ART | EXPO COLLECTIVE

È pericoloso sporgersi

04 Juil - 23 Août 2008
Vernissage le 03 Juil 2008

Conçue par deux commissaires d’exposition, l’une italienne, l’autre française, cette exposition invite trois artistes italiens à investir la question du danger comme un moment esthétique.

Michael Fliri, Marco Scifo, Maria Francesca Tassi
È pericoloso sporgersi

Phrase énigmatique et imprononçable en français, «È pericoloso sporgersi» induit au moins sur le plan de la graphie un air de déjà-vu pour nombre d’usagers des trains. Attachée à la signalétique des wagons de chemin de fer des Ferrovie Statali italiennes, à une époque où les fenêtres s’ouvraient encore, la formule péremptoire était impeccablement gravée sur de petites plaques de métal ou de plexiglas.

Inséparable d’une odeur de crasse et de cendre froide et d’inoubliables heures de retard dans de vieux trains déglingués, qui ne sont plus aujourd’hui ce qu’ils étaient, elle avait son équivalent allemand «Nicht hinauslehnen» et anglais «Do not lean out of the window». Mais ce seraient déjà là d’autres projets d’exposition… Traduite par «Ne pas se pencher au dehors», la sentence avait une dimension plus inquiétante dans sa version italienne puisqu’un danger y était évoqué. Une traduction littérale aurait donné plus précisément: Il est dangereux de se pencher au-dehors.

Dans son titre et dans sa conception, l’exposition ouvre sur plusieurs pistes et notamment celle d’une potentielle dangerosité de l’art et/ou de la vie. La violence dont il est question peut être entrevue à différents niveaux. Elle pourrait être issue du geste artistique, ce qui supposerait alors que le regardeur accepte de s’extraire d’une réalité normée et qu’il prenne le risque de pencher la tête du côté des oeuvres quitte à en faire les frais. L’art serait alors envisagé comme un espace fort de dissidence face au réel. Par ailleurs, l’état d’urgence évoqué par le titre autoritaire de la manifestation pourrait s’avérer comme une hypothétique réponse des artistes, en général, à la perte de l’aura de l’oeuvre d’art dans un monde narcissique entièrement occupé par son autoreprésentation, un monde saturé d’images à l’indiscutable efficacité avec lesquelles l’artiste ne peut plus guère rivaliser. En bref, compenser l’affaiblissement de l’aura de l’oeuvre en injectant à cette dernière la notion de péril.

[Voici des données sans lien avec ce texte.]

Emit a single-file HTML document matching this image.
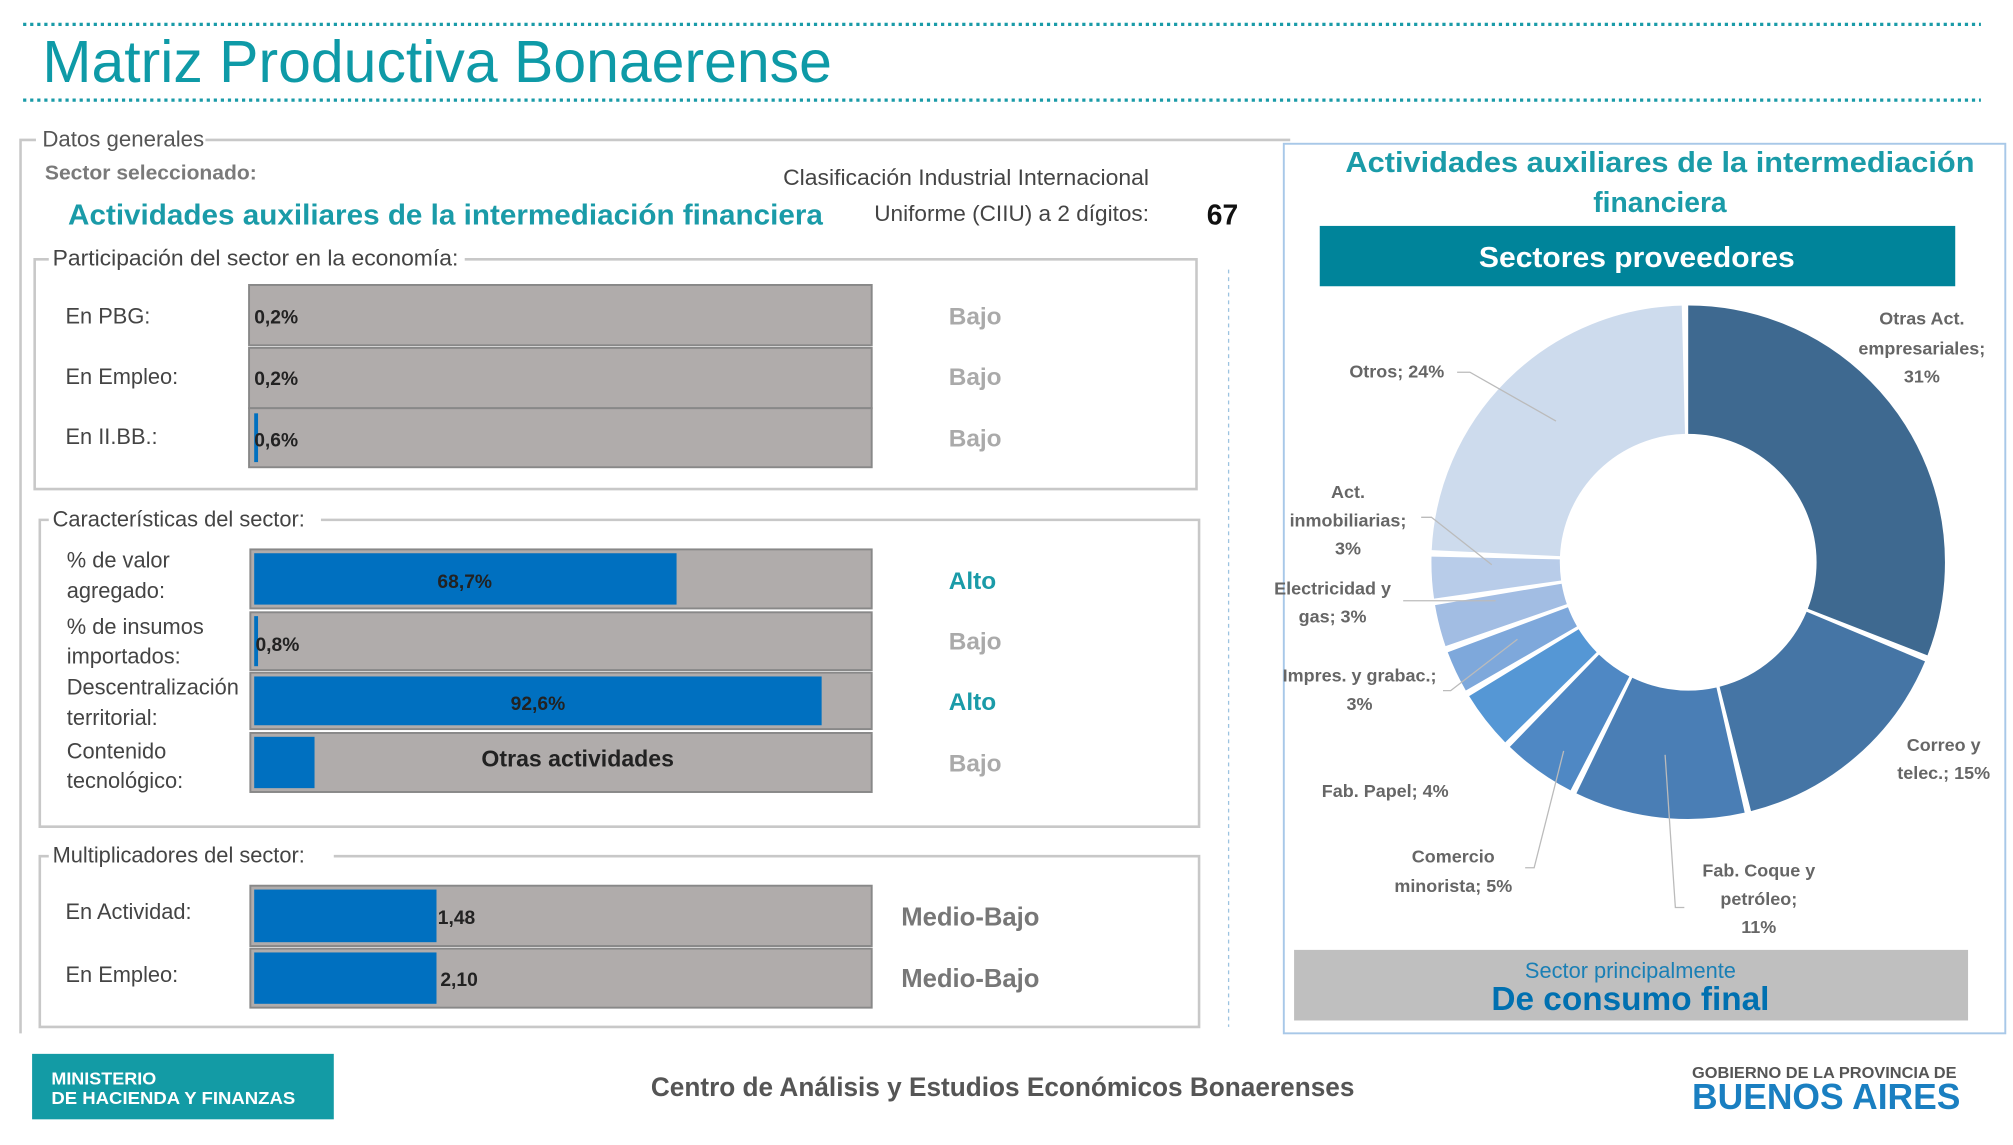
<!DOCTYPE html>
<html><head><meta charset="utf-8"><style>html,body{margin:0;padding:0;background:#fff;}svg{display:block;}</style></head>
<body>
<svg width="2013" height="1145" viewBox="0 0 1568 892" preserveAspectRatio="none" xmlns="http://www.w3.org/2000/svg" font-family="Liberation Sans, sans-serif">
<rect width="1568" height="892" fill="#fff"/>
<!-- header -->
<line x1="18" y1="19" x2="1543" y2="19" stroke="#1a9ba8" stroke-width="2.5" stroke-dasharray="2.5 3"/>
<line x1="18" y1="78" x2="1543" y2="78" stroke="#1a9ba8" stroke-width="2.5" stroke-dasharray="2.5 3"/>
<text x="33" y="64" font-size="46" fill="#0e9aa7" textLength="615" lengthAdjust="spacingAndGlyphs">Matriz Productiva Bonaerense</text>

<!-- Datos generales frame -->
<path d="M160 109 H1005 M28 109 H16 V805" stroke="#c8c8c8" stroke-width="2" fill="none"/>
<text x="33" y="114" font-size="17" fill="#555" textLength="126" lengthAdjust="spacingAndGlyphs">Datos generales</text>
<text x="35" y="140" font-size="16" font-weight="bold" fill="#7a7a7a" textLength="165" lengthAdjust="spacingAndGlyphs">Sector seleccionado:</text>
<text x="53" y="175" font-size="22" font-weight="bold" fill="#1a9ba8" textLength="588" lengthAdjust="spacingAndGlyphs">Actividades auxiliares de la intermediación financiera</text>
<text x="895" y="144" font-size="17" fill="#444" text-anchor="end" textLength="285" lengthAdjust="spacingAndGlyphs">Clasificación Industrial Internacional</text>
<text x="895" y="172" font-size="17" fill="#444" text-anchor="end" textLength="214" lengthAdjust="spacingAndGlyphs">Uniforme (CIIU) a 2 dígitos:</text>
<text x="940" y="175" font-size="22" font-weight="bold" fill="#111">67</text>

<!-- Participación -->
<path d="M38 202 H27 V381 H932 V202 H362" stroke="#c8c8c8" stroke-width="2" fill="none"/>
<text x="41" y="207" font-size="17" fill="#444" textLength="316" lengthAdjust="spacingAndGlyphs">Participación del sector en la economía:</text>
<g font-size="17" fill="#444">
<text x="51" y="252">En PBG:</text><text x="51" y="299">En Empleo:</text><text x="51" y="346">En II.BB.:</text>
</g>
<g stroke="#888" stroke-width="1.5" fill="#b0acab">
<rect x="194" y="222" width="485" height="47"/><rect x="194" y="271" width="485" height="47"/><rect x="194" y="318" width="485" height="46"/>
</g>
<rect x="198" y="322" width="3" height="38" fill="#0070c0"/>
<g font-size="15" font-weight="bold" fill="#222">
<text x="198" y="252">0,2%</text><text x="198" y="300">0,2%</text><text x="198" y="348">0,6%</text>
</g>
<g font-size="19" font-weight="bold" fill="#aaa">
<text x="739" y="253">Bajo</text><text x="739" y="300">Bajo</text><text x="739" y="348">Bajo</text>
</g>

<!-- Características -->
<path d="M38 405 H31 V644 H934 V405 H250" stroke="#c8c8c8" stroke-width="2" fill="none"/>
<text x="41" y="410" font-size="17" fill="#444">Características del sector:</text>
<g font-size="17" fill="#444">
<text x="52" y="442">% de valor</text><text x="52" y="466">agregado:</text>
<text x="52" y="494">% de insumos</text><text x="52" y="517">importados:</text>
<text x="52" y="541">Descentralización</text><text x="52" y="565">territorial:</text>
<text x="52" y="591">Contenido</text><text x="52" y="614">tecnológico:</text>
</g>
<g stroke="#888" stroke-width="1.5" fill="#b0acab">
<rect x="195" y="428" width="484" height="46"/><rect x="195" y="477" width="484" height="45"/><rect x="195" y="524" width="484" height="44"/><rect x="195" y="571" width="484" height="46"/>
</g>
<rect x="198" y="431" width="329" height="40" fill="#0070c0"/>
<rect x="198" y="480" width="3" height="39" fill="#0070c0"/>
<rect x="198" y="527" width="442" height="38" fill="#0070c0"/>
<rect x="198" y="574" width="47" height="40" fill="#0070c0"/>
<g font-size="15" font-weight="bold" fill="#222">
<text x="362" y="458" text-anchor="middle">68,7%</text><text x="199" y="507">0,8%</text><text x="419" y="553" text-anchor="middle">92,6%</text>
</g>
<text x="450" y="597" font-size="18" font-weight="bold" fill="#222" text-anchor="middle">Otras actividades</text>
<g font-size="19" font-weight="bold">
<text x="739" y="459" fill="#1a9ba8">Alto</text><text x="739" y="506" fill="#aaa">Bajo</text><text x="739" y="553" fill="#1a9ba8">Alto</text><text x="739" y="601" fill="#aaa">Bajo</text>
</g>

<!-- Multiplicadores -->
<path d="M38 667 H31 V800 H934 V667 H260" stroke="#c8c8c8" stroke-width="2" fill="none"/>
<text x="41" y="672" font-size="17" fill="#444">Multiplicadores del sector:</text>
<g font-size="17" fill="#444"><text x="51" y="716">En Actividad:</text><text x="51" y="765">En Empleo:</text></g>
<g stroke="#888" stroke-width="1.5" fill="#b0acab">
<rect x="195" y="690" width="484" height="47"/><rect x="195" y="739" width="484" height="46"/>
</g>
<rect x="198" y="693" width="142" height="41" fill="#0070c0"/>
<rect x="198" y="742" width="142" height="40" fill="#0070c0"/>
<g font-size="15" font-weight="bold" fill="#222"><text x="341" y="720">1,48</text><text x="343" y="768">2,10</text></g>
<g font-size="20" font-weight="bold" fill="#777"><text x="702" y="721">Medio-Bajo</text><text x="702" y="769">Medio-Bajo</text></g>

<line x1="957" y1="210" x2="957" y2="800" stroke="#9cc3e0" stroke-width="1" stroke-dasharray="3 3"/>

<!-- Right panel -->
<rect x="1000" y="112" width="562" height="693" fill="none" stroke="#a8c8e8" stroke-width="1.5"/>
<text x="1293" y="134" font-size="22" font-weight="bold" fill="#1a9ba8" text-anchor="middle" textLength="490" lengthAdjust="spacingAndGlyphs">Actividades auxiliares de la intermediación</text>
<text x="1293" y="165" font-size="22" font-weight="bold" fill="#1a9ba8" text-anchor="middle">financiera</text>
<rect x="1028" y="176" width="495" height="47" fill="#00849a"/>
<text x="1275" y="208" font-size="22" font-weight="bold" fill="#fff" text-anchor="middle" textLength="246" lengthAdjust="spacingAndGlyphs">Sectores proveedores</text>

<!-- Donut -->
<g transform="translate(1315 438) rotate(-90)" fill="none" stroke-width="100">
<circle r="150" pathLength="99" stroke="#3e6990" stroke-dasharray="30.6 99" stroke-dashoffset="0"/>
<circle r="150" pathLength="99" stroke="#4575a5" stroke-dasharray="14.6 99" stroke-dashoffset="-31"/>
<circle r="150" pathLength="99" stroke="#4a7eb5" stroke-dasharray="10.6 99" stroke-dashoffset="-46"/>
<circle r="150" pathLength="99" stroke="#4f88c4" stroke-dasharray="4.6 99" stroke-dashoffset="-57"/>
<circle r="150" pathLength="99" stroke="#5597d5" stroke-dasharray="3.6 99" stroke-dashoffset="-62"/>
<circle r="150" pathLength="99" stroke="#7ea8db" stroke-dasharray="2.6 99" stroke-dashoffset="-66"/>
<circle r="150" pathLength="99" stroke="#a2bde3" stroke-dasharray="2.6 99" stroke-dashoffset="-69"/>
<circle r="150" pathLength="99" stroke="#b8cce9" stroke-dasharray="2.6 99" stroke-dashoffset="-72"/>
<circle r="150" pathLength="99" stroke="#cddbed" stroke-dasharray="23.6 99" stroke-dashoffset="-75"/>
</g>
<g stroke="#bbb" stroke-width="1" fill="none">
<path d="M1135 290 H1145 L1212 328"/>
<path d="M1107 403 H1115 L1162 440"/>
<path d="M1093 468 H1165"/>
<path d="M1124 538 H1130 L1182 498"/>
<path d="M1188 676 H1195 L1218 585"/>
<path d="M1312 707 H1305 L1297 588"/>
</g>
<g font-size="14" font-weight="bold" fill="#666" text-anchor="middle">
<text x="1497" y="253">Otras Act.</text><text x="1497" y="276">empresariales;</text><text x="1497" y="298">31%</text>
<text x="1088" y="294">Otros; 24%</text>
<text x="1050" y="388">Act.</text><text x="1050" y="410">inmobiliarias;</text><text x="1050" y="432">3%</text>
<text x="1038" y="463">Electricidad y</text><text x="1038" y="485">gas; 3%</text>
<text x="1059" y="531">Impres. y grabac.;</text><text x="1059" y="553">3%</text>
<text x="1079" y="621">Fab. Papel; 4%</text>
<text x="1132" y="672">Comercio</text><text x="1132" y="695">minorista; 5%</text>
<text x="1370" y="683">Fab. Coque y</text><text x="1370" y="705">petróleo;</text><text x="1370" y="727">11%</text>
<text x="1514" y="585">Correo y</text><text x="1514" y="607">telec.; 15%</text>
</g>

<rect x="1008" y="740" width="525" height="55" fill="#bfbfbf"/>
<text x="1270" y="762" font-size="17" fill="#1a7fb5" text-anchor="middle">Sector principalmente</text>
<text x="1270" y="787" font-size="26" font-weight="bold" fill="#0070b0" text-anchor="middle">De consumo final</text>

<!-- Footer -->
<rect x="25" y="821" width="235" height="51" fill="#139ba5"/>
<text x="40" y="845" font-size="14" font-weight="bold" fill="#fff">MINISTERIO</text>
<text x="40" y="860" font-size="14" font-weight="bold" fill="#fff" textLength="190" lengthAdjust="spacingAndGlyphs">DE HACIENDA Y FINANZAS</text>
<text x="507" y="854" font-size="21" font-weight="bold" fill="#555" textLength="548" lengthAdjust="spacingAndGlyphs">Centro de Análisis y Estudios Económicos Bonaerenses</text>
<text x="1318" y="840" font-size="12" font-weight="bold" fill="#555" textLength="206" lengthAdjust="spacingAndGlyphs">GOBIERNO DE LA PROVINCIA DE</text>
<text x="1318" y="864" font-size="28" font-weight="bold" fill="#1a7fc1" textLength="209" lengthAdjust="spacingAndGlyphs">BUENOS AIRES</text>
</svg>
</body></html>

Inversement, il se pourrait aussi que l’artiste ne perçoive que des effets de réel depuis la bulle dans laquelle sa pratique opère. Le péril serait alors du côté des événements qui mènent le monde. Dans tous les cas, c’est d’une affaire de limites dont il est question, reste à savoir de quel côté on se trouve. On aura compris, il s’agit de ne pas se contenter de regarder l’art ou le réel à travers une vitre, que l’on soit artiste ou regardeur, mais d’accepter le corps à corps quitte à s’exposer à un choc. Accepter l’accident comme une expérience de la vitesse, à la manière dont Marinetti entrevoyait déjà le déclin du futurisme au moment même où il naissait, sur les bas côtés d’une route, dans une carcasse d’automobile, le moteur encore fumant.

Au-delà du trajet Milan-Nice évoqué par le déplacement géographique des artistes et des oeuvres, il s’agit aussi d’une rencontre entre deux historiennes de l’art: Stefania Meazza et Catherine Macchi. L’exposition fait l’objet de deux regards critiques différents, inaugurant la collaboration entre des curatrices d’appartenance culturelle différente, chacune écrivant dans sa langue maternelle.

Deux regards et deux langues, donc, pour identifier le travail de trois artistes de la même génération, issus des antipodes de la botte italienne, depuis les Dolomites jusqu’à la Sicile. Si les pratiques de ces trois jeunes artistes explorent des techniques et des savoir-faire différents, ce qui les réunit est certainement un sentiment d’inquiétude empreint de mélancolie à l’égard des choses de la nature dont ils font tous le constat d’une perte progressive. Les éléments naturels sont, en effet, à l’honneur chez ces trois artistes qui, tout menant une existence très urbaine, sont originaires de zones rurales et semblent porter en eux une nouvelle forme de conscience écologique qui, si elle ne s’annonce pas comme un combat ouvertement politique, s’énonce comme un nouveau moment esthétique, une sorte de post arte povera qui interroge divers modèles : la performance pour Michael Fliri, la tradition picturale pour Maria Francesca Tassi et la sculpture pour Marco Scifo.